Five police officers in Connecticut have been charged with misdemeanours after Randy Cox, a Black man they had arrested, was left paralyzed after they transported him in a police van.

The charges have caused a stir on social media, with some users criticising the charges as insufficient when weighed against the suffering endured by Mr Cox.

On 19 June, Mr Cox was being transported in a police van for processing related to a weapons charge when the van’s drive slammed on the brakes, reportedly to avoid a collision, according to the Associated Press. The braking caused Mr Cox to slam headfirst into the walls of the van.

Mr Cox claims he pleaded for help and said he could not move. The officers in the van allegedly mocked him and accused him of faking his injuries and being drunk. He was then allegedly dragged by officers out of the van and into a holding cell.

The five officers now face reckless endangerment and cruelty to persons misdemeanour charges.

Mr Cox reportedly suffered a spinal injury during the incident and has been permanently paralyzed below the neck, according to the New Haven Register.
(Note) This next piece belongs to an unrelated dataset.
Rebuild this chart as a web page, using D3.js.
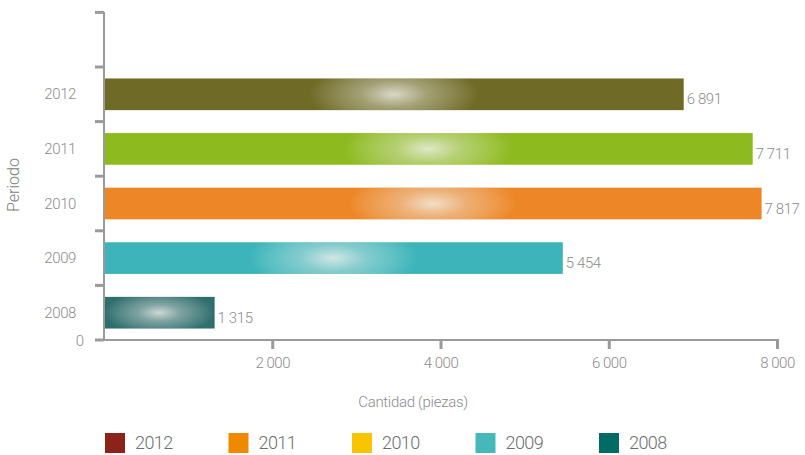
<!DOCTYPE html>
<html>
<head>
<meta charset="utf-8">
<script src="https://cdn.jsdelivr.net/npm/d3@7"></script>
<style>
  body { margin: 0; background: #fff; }
  text { font-family: Roboto, "Liberation Sans", sans-serif; font-weight: 300; fill: #8c8c8c; }
</style>
</head>
<body>
<svg id="chart" width="805" height="455"></svg>
<script>
// data
const periods = ["2012", "2011", "2010", "2009", "2008"];
const quantities = [6891, 7711, 7817, 5454, 1315];
const barColors = ["#6f6a25", "#8dba1f", "#ec8626", "#3cb4b9", "#2f6e6d"];
const xTicks = [2000, 4000, 6000, 8000];
const legendYears = ["2012", "2011", "2010", "2009", "2008"];
const legendColors = ["#8c231b", "#ef8a00", "#f9c500", "#45b9b9", "#006c65"];

const svg = d3.select("#chart");

// "6 891" style numbers
const fmt = d3.formatLocale({ decimal: ",", thousands: " ", grouping: [3], currency: ["", ""] }).format(",d");

const x = d3.scaleLinear().domain([0, 8000]).range([104, 777]);
const y = d3.scaleBand()
    .domain(periods)
    .range([67, 340])
    .paddingInner(0.42)
    .paddingOuter(0.21);

const axisColor = "#9a9a9a";

// gradients: a soft white glow in the middle of each bar
const defs = svg.append("defs");
periods.forEach((p, i) => {
    const x0 = x(0), x1 = x(quantities[i]);
    const cx = (x0 + x1) / 2, cy = y(p) + y.bandwidth() / 2;
    const g = defs.append("radialGradient")
        .attr("id", "glow" + i)
        .attr("gradientUnits", "userSpaceOnUse")
        .attr("cx", cx).attr("cy", cy)
        .attr("r", Math.min(85, (x1 - x0) * 0.5))
        .attr("gradientTransform", `translate(${cx},${cy}) scale(1,0.4) translate(${-cx},${-cy})`);
    g.append("stop").attr("offset", "0%").attr("stop-color", "#f4f4f0").attr("stop-opacity", 0.8);
    g.append("stop").attr("offset", "40%").attr("stop-color", "#eeeeea").attr("stop-opacity", 0.4);
    g.append("stop").attr("offset", "100%").attr("stop-color", "#fff").attr("stop-opacity", 0);
});

// bars
const bars = svg.append("g").selectAll("g")
    .data(periods)
    .join("g");

bars.append("rect")
    .attr("x", x(0))
    .attr("y", d => y(d))
    .attr("width", (d, i) => x(quantities[i]) - x(0))
    .attr("height", y.bandwidth())
    .attr("fill", (d, i) => barColors[i]);

bars.append("rect")
    .attr("x", x(0))
    .attr("y", d => y(d))
    .attr("width", (d, i) => x(quantities[i]) - x(0))
    .attr("height", y.bandwidth())
    .attr("fill", (d, i) => `url(#glow${i})`);

// value labels
bars.append("text")
    .attr("x", (d, i) => x(quantities[i]) + 3)
    .attr("y", d => y(d) + y.bandwidth() / 2 + 10)
    .attr("font-size", 15)
    .attr("letter-spacing", -0.4)
    .text((d, i) => fmt(quantities[i]));

// y axis
const yAxis = svg.append("g");
yAxis.append("line")
    .attr("x1", x(0)).attr("x2", x(0))
    .attr("y1", 12).attr("y2", 340)
    .attr("stroke", axisColor).attr("stroke-width", 2);

const boundaries = d3.range(7).map(k => 340 - k * y.step());
yAxis.selectAll("line.tick")
    .data(boundaries)
    .join("line")
    .attr("class", "tick")
    .attr("x1", x(0) - 9).attr("x2", x(0))
    .attr("y1", d => d).attr("y2", d => d)
    .attr("stroke", axisColor).attr("stroke-width", 3);

yAxis.selectAll("text.cat")
    .data(periods)
    .join("text")
    .attr("class", "cat")
    .attr("x", 76)
    .attr("y", d => y(d) + y.bandwidth() / 2 + 5)
    .attr("text-anchor", "end")
    .attr("font-size", 15)
    .attr("letter-spacing", -0.4)
    .text(d => d);

yAxis.append("text")
    .attr("x", 84).attr("y", 346)
    .attr("text-anchor", "end")
    .attr("font-size", 15)
    .text("0");

svg.append("text")
    .attr("transform", "translate(19,185) rotate(-90)")
    .attr("text-anchor", "middle")
    .attr("font-size", 16)
    .style("fill", "#7c7c7c")
    .text("Periodo");

// x axis
const xAxis = svg.append("g").attr("transform", "translate(0,340)")
    .call(d3.axisBottom(x).tickValues(xTicks).tickSize(9).tickPadding(8).tickFormat(fmt));
xAxis.select(".domain").attr("stroke", axisColor).attr("stroke-width", 2)
    .attr("d", `M${x(0)},0H${x(8000) + 2}`);
xAxis.selectAll(".tick line").attr("stroke", axisColor).attr("stroke-width", 3);
xAxis.selectAll(".tick text")
    .attr("font-size", 15)
    .attr("letter-spacing", -0.5)
    .style("font-family", "Roboto, sans-serif")
    .style("font-weight", 300)
    .attr("fill", "#8c8c8c");

svg.append("text")
    .attr("x", 413).attr("y", 407)
    .attr("text-anchor", "middle")
    .attr("font-size", 15)
    .attr("letter-spacing", -0.3)
    .text("Cantidad (piezas)");

// legend
const legend = svg.append("g").selectAll("g")
    .data(legendYears)
    .join("g")
    .attr("transform", (d, i) => `translate(${105 + i * 123.5},433)`);

legend.append("rect")
    .attr("width", 20).attr("height", 20)
    .attr("fill", (d, i) => legendColors[i]);

legend.append("text")
    .attr("x", 30).attr("y", 16)
    .attr("font-size", 18)
    .attr("letter-spacing", -0.6)
    .style("fill", "#6e6e6e")
    .text(d => d);
</script>
</body>
</html>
In response to the story making the rounds on Twitter, many critics have voiced their thoughts about Mr Cox and the officers involved.

"WTF ‘A misdemeanous is typically a crime punishable by less than 12 months in jail. Community service, probation, fines, and imprisonment for less than a year are commonly issued punishments for misdemeanours,’" a Twitter user going by Paul Mick wrote. "Randy Cox will be disabled for life."
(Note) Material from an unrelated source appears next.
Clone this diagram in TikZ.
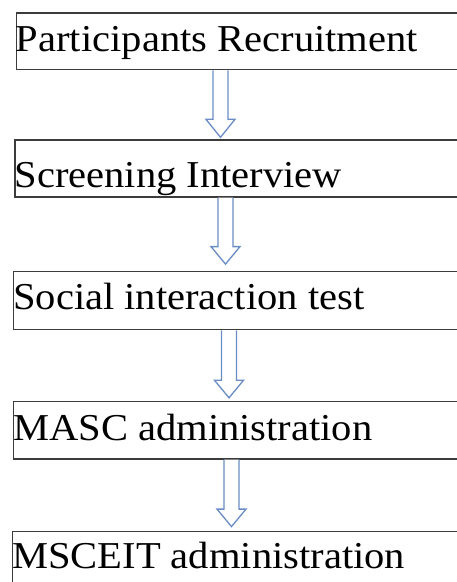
\documentclass[tikz,border=0pt]{standalone}
\usepackage{fontspec}
\setmainfont{Liberation Serif}[FakeStretch=1.067]
\usetikzlibrary{calc}
\definecolor{boxline}{HTML}{3C3C3C}
\definecolor{arrowblue}{HTML}{6A8CC4}
\tikzset{
  stagebox/.style={draw=boxline, line width=1.3pt, rectangle, anchor=north west, inner sep=0pt, minimum width=480pt},
  stagetext/.style={anchor=base west, inner sep=0pt, font=\fontsize{38}{42}\selectfont, text=black},
  flowarrow/.style={draw=arrowblue, line width=1.3pt, fill=white, line join=miter},
}
\newcommand\blockarrow[3]{% #1 = top point, #2 shaft length, #3 head length
  \draw[flowarrow] ($(#1)+(-7.5,0)$) -- ++(0,#2) -- ++(-7,0) -- ++(14.5,#3) -- ++(14.5,-#3) -- ++(-7,0) -- ++(0,-#2);
}
\begin{document}
\begin{tikzpicture}[x=1pt,y=-1pt]
\useasboundingbox (0,0) rectangle (457,582);
\clip (0,0) rectangle (457,582);
\fill[white] (0,0) rectangle (457,582);
% boxes
\node[stagebox, minimum height=56.7pt] (b1) at (15.7,12.3) {};
\node[stagebox, minimum height=57pt] (b2) at (14.3,139.3) {};
\node[stagebox, minimum height=58.3pt] (b3) at (13,270.7) {};
\node[stagebox, minimum height=57.6pt] (b4) at (13,400.7) {};
\node[stagebox, minimum height=80pt] (b5) at (12,531) {};
% texts
\node[stagetext] (t1) at (15.7,51.7) {Participants Recruitment};
\node[stagetext] (t2) at (14.3,187) {Screening Interview};
\node[stagetext] (t3) at (13,309.3) {Social interaction test};
\node[stagetext] (t4) at (13,440) {MASC administration};
\node[stagetext] (t5) at (12,568) {MSCEIT administration};
% arrows
\coordinate (a1) at (b1.south west -| 220.5,0);
\coordinate (a2) at (b2.south west -| 225.5,0);
\coordinate (a3) at (b3.south west -| 229,0);
\coordinate (a4) at (b4.south west -| 231.5,0);
\blockarrow{a1}{49}{18}
\blockarrow{a2}{49}{17.5}
\blockarrow{a3}{50}{17.5}
\blockarrow{a4}{49.5}{17.5}
\end{tikzpicture}
\end{document}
Another user, going by the name John, questioned if the outcome would be the same had the roles been reversed.

"So if I threw a cop in the back of a van and did the same thing, it will only be a misdemeanour?" he asked rhetorically.

A third user expressed shock at the charges, claiming "animals get treated better."

The officers involved turned themselves in to a state police barracks on Monday when the charges were announced. Each posted a $25,000 bond and are slated to return for an initial court date on 8 December, according to a police press release. All five have been placed on administrative leave.

The Independent has contacted Mr Cox’s attorney, Ben Crump, for comment.

Mr Cox’s family is suing New Haven for $100mn in a lawsuit that alleges the officers involved used excessive force, assaulted Mr Cox, denied him medical care and caused emotional distress.

Four of the officers involved have claimed qualified immunity from liability, according to the New Haven Register.

Qualified immunity protects government officials from civil lawsuits unless they have violated "clearly established statutory or constitutional rights of which a reasonable person would have known." The attorneys argued their clients should be exempt from the lawsuit because they did not violate any "clearly established" standards.

Thomas Katon, who is representing one of the officers, said that Mr Cox’s injuries were due to his "own negligence and carelessness" and were a "substantial factor" in his paralysis.